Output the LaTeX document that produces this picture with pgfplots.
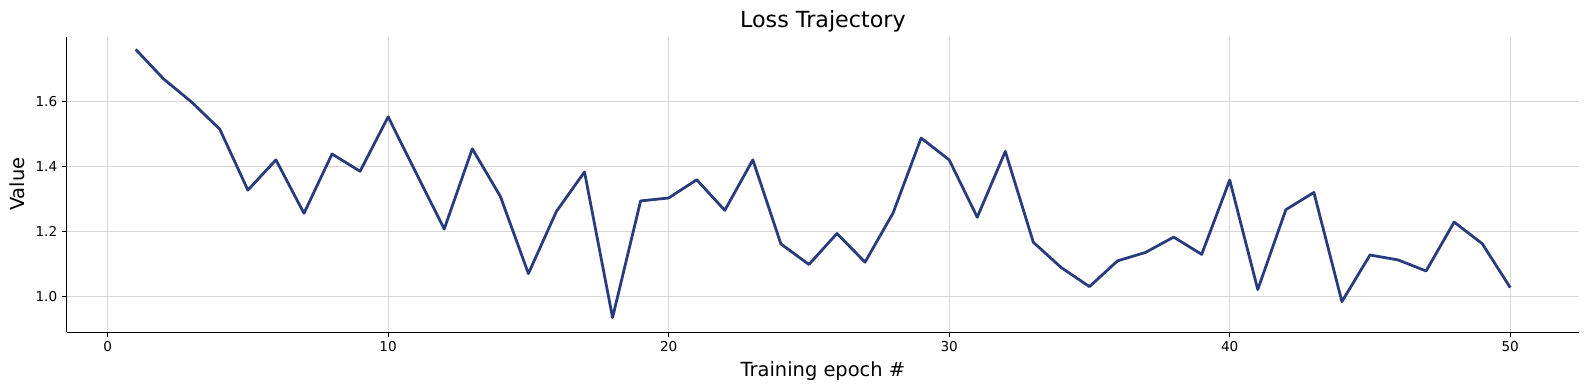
\documentclass[border=0pt]{standalone}
\usepackage{fontspec}
\setmainfont{DejaVu Sans}
\usepackage{pgfplots}
\pgfplotsset{compat=1.18}
\definecolor{navy}{RGB}{40,60,125}
\definecolor{gridc}{RGB}{214,214,214}
\begin{document}
\begin{tikzpicture}
\useasboundingbox (-48.2pt,-41.6pt) rectangle (1095.9pt,239.1pt);
\begin{axis}[
  at={(0,0)}, anchor=south west,
  scale only axis, width=1088.7pt, height=212.8pt,
  xmin=-1.45, xmax=52.45, ymin=0.8915, ymax=1.7985,
  axis x line*=bottom, axis y line*=left,
  axis line style={line width=0.8pt},
  xtick={0,10,20,30,40,50},
  ytick={1.0,1.2,1.4,1.6},
  yticklabel style={/pgf/number format/fixed,/pgf/number format/fixed zerofill,/pgf/number format/precision=1},
  /pgf/number format/assume math mode=true,
  tick label style={font=\fontsize{9.8}{11}\selectfont},
  tick align=outside, major tick length=3.5pt,
  tick style={line width=0.8pt, black},
  grid=major, major grid style={gridc, line width=0.6pt},
  clip=false,
]
\addplot[navy, line width=2pt, line join=round] coordinates {
(1,1.759)(2,1.668)(3,1.597)(4,1.514)(5,1.327)(6,1.420)(7,1.256)(8,1.438)(9,1.385)(10,1.552)
(11,1.379)(12,1.208)(13,1.454)(14,1.308)(15,1.071)(16,1.262)(17,1.383)(18,0.936)(19,1.294)(20,1.303)
(21,1.359)(22,1.265)(23,1.420)(24,1.162)(25,1.099)(26,1.194)(27,1.106)(28,1.257)(29,1.487)(30,1.420)
(31,1.244)(32,1.446)(33,1.167)(34,1.089)(35,1.031)(36,1.110)(37,1.136)(38,1.183)(39,1.130)(40,1.358)
(41,1.022)(42,1.267)(43,1.320)(44,0.985)(45,1.128)(46,1.113)(47,1.079)(48,1.229)(49,1.163)(50,1.028)
};
\end{axis}
\node[anchor=base, font=\fontsize{16}{19}\selectfont] at (544.3pt,219.4pt) {Loss Trajectory};
\node[anchor=base, font=\fontsize{14}{17}\selectfont] at (544.3pt,-31.7pt) {Training epoch \#};
\node[anchor=base, rotate=90, font=\fontsize{14}{17}\selectfont] at (-30.2pt,106.4pt) {Value};
\end{tikzpicture}
\end{document}
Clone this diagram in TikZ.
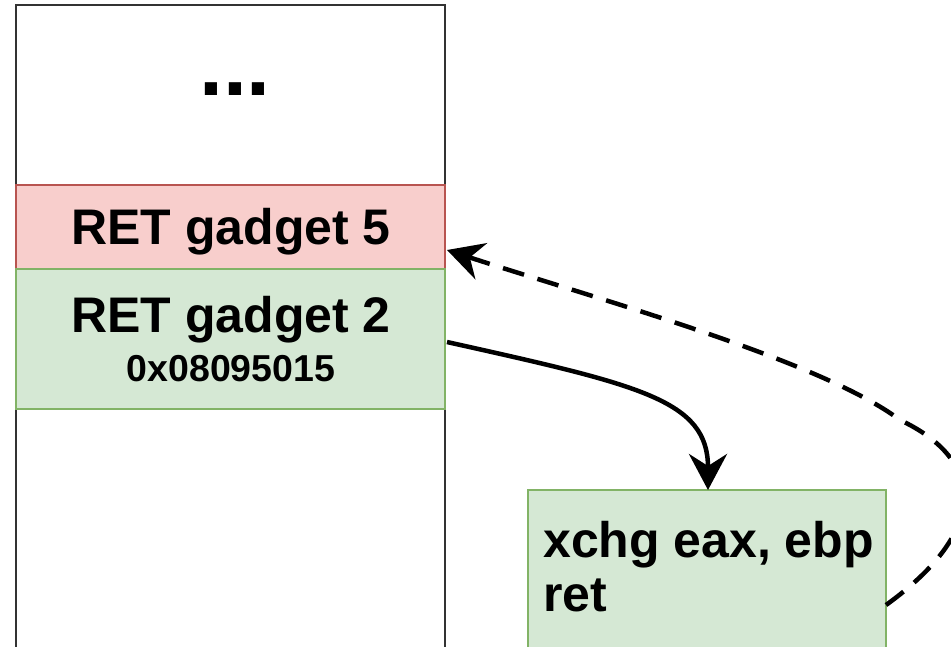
\documentclass[tikz,border=0pt]{standalone}
\usepackage{fontspec}
\setmainfont{Liberation Sans}
\usetikzlibrary{arrows.meta}
\definecolor{redfill}{HTML}{F8CECC}
\definecolor{redline}{HTML}{B85450}
\definecolor{greenfill}{HTML}{D5E8D4}
\definecolor{greenline}{HTML}{82B366}
\definecolor{stackline}{HTML}{333333}
\tikzset{
  cell/.style={draw, line width=2pt, inner sep=0pt, outer sep=0pt},
  bigtxt/.style={font=\bfseries\fontsize{50}{56}\selectfont, inner sep=0pt},
  smalltxt/.style={font=\bfseries\fontsize{37.5}{44}\selectfont, inner sep=0pt},
  conn/.style={line width=4.5pt, -{Stealth[length=36pt,width=38pt,inset=12pt]}},
}
\begin{document}
\begin{tikzpicture}[x=1pt,y=-1pt]
\useasboundingbox (0,0) rectangle (951,646);
\clip (0,0) rectangle (951,646);
% stack
\node[cell, draw=stackline, fill=white, minimum width=429pt, minimum height=690pt, anchor=north west] (stack) at (16,5) {};
\node[cell, draw=redline, fill=redfill, minimum width=429pt, minimum height=84pt, anchor=north west] (g5) at (16,185) {};
\node[cell, draw=greenline, fill=greenfill, minimum width=429pt, minimum height=140pt, anchor=north west] (g2) at (16,269) {};
\node[font=\bfseries\fontsize{86}{90}\selectfont, inner sep=0pt, anchor=base] (dots) at (235,95) {...};
\node[bigtxt, anchor=base] (t5) at (231,244) {RET gadget 5};
\node[bigtxt, anchor=base] (t2) at (231,332) {RET gadget 2};
\node[smalltxt, anchor=base] (addr) at (231,381) {0x08095015};
% gadget box
\node[cell, draw=greenline, fill=greenfill, minimum width=358pt, minimum height=200pt, anchor=north west] (gad) at (528,490) {};
\node[bigtxt, anchor=base west] (l1) at (543,557) {xchg eax, ebp};
\node[bigtxt, anchor=base west] (l2) at (543,611) {ret};
% connectors
\coordinate (s1) at (447,342);
\coordinate (e1) at (708,490);
\draw[conn] (s1) .. controls (640,385) and (708,400) .. (e1);
\coordinate (s2) at (886,605);
\coordinate (m2) at (900,420);
\coordinate (e2) at (447,250);
\draw[conn, dash pattern=on 22pt off 14pt] (s2) .. controls (990,530) and (985,460) .. (m2) .. controls (820,360) and (600,300) .. (e2);
\end{tikzpicture}
\end{document}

* * * * * * *

◆ Your goal ◆
Pictures don't belong in the copy. Transcribe every record exactly as it appears.

◆ Full answer ◆
Output the LaTeX document that produces this picture with pgfplots.
\documentclass[border=0pt]{standalone}
\usepackage{fontspec}
\setmainfont{DejaVu Sans}
\usepackage{pgfplots}
\pgfplotsset{compat=1.18}
\definecolor{navy}{RGB}{40,60,125}
\definecolor{gridc}{RGB}{214,214,214}
\begin{document}
\begin{tikzpicture}
\useasboundingbox (-48.2pt,-41.6pt) rectangle (1095.9pt,239.1pt);
\begin{axis}[
  at={(0,0)}, anchor=south west,
  scale only axis, width=1088.7pt, height=212.8pt,
  xmin=-1.45, xmax=52.45, ymin=0.8915, ymax=1.7985,
  axis x line*=bottom, axis y line*=left,
  axis line style={line width=0.8pt},
  xtick={0,10,20,30,40,50},
  ytick={1.0,1.2,1.4,1.6},
  yticklabel style={/pgf/number format/fixed,/pgf/number format/fixed zerofill,/pgf/number format/precision=1},
  /pgf/number format/assume math mode=true,
  tick label style={font=\fontsize{9.8}{11}\selectfont},
  tick align=outside, major tick length=3.5pt,
  tick style={line width=0.8pt, black},
  grid=major, major grid style={gridc, line width=0.6pt},
  clip=false,
]
\addplot[navy, line width=2pt, line join=round] coordinates {
(1,1.759)(2,1.668)(3,1.597)(4,1.514)(5,1.327)(6,1.420)(7,1.256)(8,1.438)(9,1.385)(10,1.552)
(11,1.379)(12,1.208)(13,1.454)(14,1.308)(15,1.071)(16,1.262)(17,1.383)(18,0.936)(19,1.294)(20,1.303)
(21,1.359)(22,1.265)(23,1.420)(24,1.162)(25,1.099)(26,1.194)(27,1.106)(28,1.257)(29,1.487)(30,1.420)
(31,1.244)(32,1.446)(33,1.167)(34,1.089)(35,1.031)(36,1.110)(37,1.136)(38,1.183)(39,1.130)(40,1.358)
(41,1.022)(42,1.267)(43,1.320)(44,0.985)(45,1.128)(46,1.113)(47,1.079)(48,1.229)(49,1.163)(50,1.028)
};
\end{axis}
\node[anchor=base, font=\fontsize{16}{19}\selectfont] at (544.3pt,219.4pt) {Loss Trajectory};
\node[anchor=base, font=\fontsize{14}{17}\selectfont] at (544.3pt,-31.7pt) {Training epoch \#};
\node[anchor=base, rotate=90, font=\fontsize{14}{17}\selectfont] at (-30.2pt,106.4pt) {Value};
\end{tikzpicture}
\end{document}
Clone this diagram in TikZ.
\documentclass[tikz,border=0pt]{standalone}
\usepackage{fontspec}
\setmainfont{Liberation Sans}
\usetikzlibrary{arrows.meta}
\definecolor{redfill}{HTML}{F8CECC}
\definecolor{redline}{HTML}{B85450}
\definecolor{greenfill}{HTML}{D5E8D4}
\definecolor{greenline}{HTML}{82B366}
\definecolor{stackline}{HTML}{333333}
\tikzset{
  cell/.style={draw, line width=2pt, inner sep=0pt, outer sep=0pt},
  bigtxt/.style={font=\bfseries\fontsize{50}{56}\selectfont, inner sep=0pt},
  smalltxt/.style={font=\bfseries\fontsize{37.5}{44}\selectfont, inner sep=0pt},
  conn/.style={line width=4.5pt, -{Stealth[length=36pt,width=38pt,inset=12pt]}},
}
\begin{document}
\begin{tikzpicture}[x=1pt,y=-1pt]
\useasboundingbox (0,0) rectangle (951,646);
\clip (0,0) rectangle (951,646);
% stack
\node[cell, draw=stackline, fill=white, minimum width=429pt, minimum height=690pt, anchor=north west] (stack) at (16,5) {};
\node[cell, draw=redline, fill=redfill, minimum width=429pt, minimum height=84pt, anchor=north west] (g5) at (16,185) {};
\node[cell, draw=greenline, fill=greenfill, minimum width=429pt, minimum height=140pt, anchor=north west] (g2) at (16,269) {};
\node[font=\bfseries\fontsize{86}{90}\selectfont, inner sep=0pt, anchor=base] (dots) at (235,95) {...};
\node[bigtxt, anchor=base] (t5) at (231,244) {RET gadget 5};
\node[bigtxt, anchor=base] (t2) at (231,332) {RET gadget 2};
\node[smalltxt, anchor=base] (addr) at (231,381) {0x08095015};
% gadget box
\node[cell, draw=greenline, fill=greenfill, minimum width=358pt, minimum height=200pt, anchor=north west] (gad) at (528,490) {};
\node[bigtxt, anchor=base west] (l1) at (543,557) {xchg eax, ebp};
\node[bigtxt, anchor=base west] (l2) at (543,611) {ret};
% connectors
\coordinate (s1) at (447,342);
\coordinate (e1) at (708,490);
\draw[conn] (s1) .. controls (640,385) and (708,400) .. (e1);
\coordinate (s2) at (886,605);
\coordinate (m2) at (900,420);
\coordinate (e2) at (447,250);
\draw[conn, dash pattern=on 22pt off 14pt] (s2) .. controls (990,530) and (985,460) .. (m2) .. controls (820,360) and (600,300) .. (e2);
\end{tikzpicture}
\end{document}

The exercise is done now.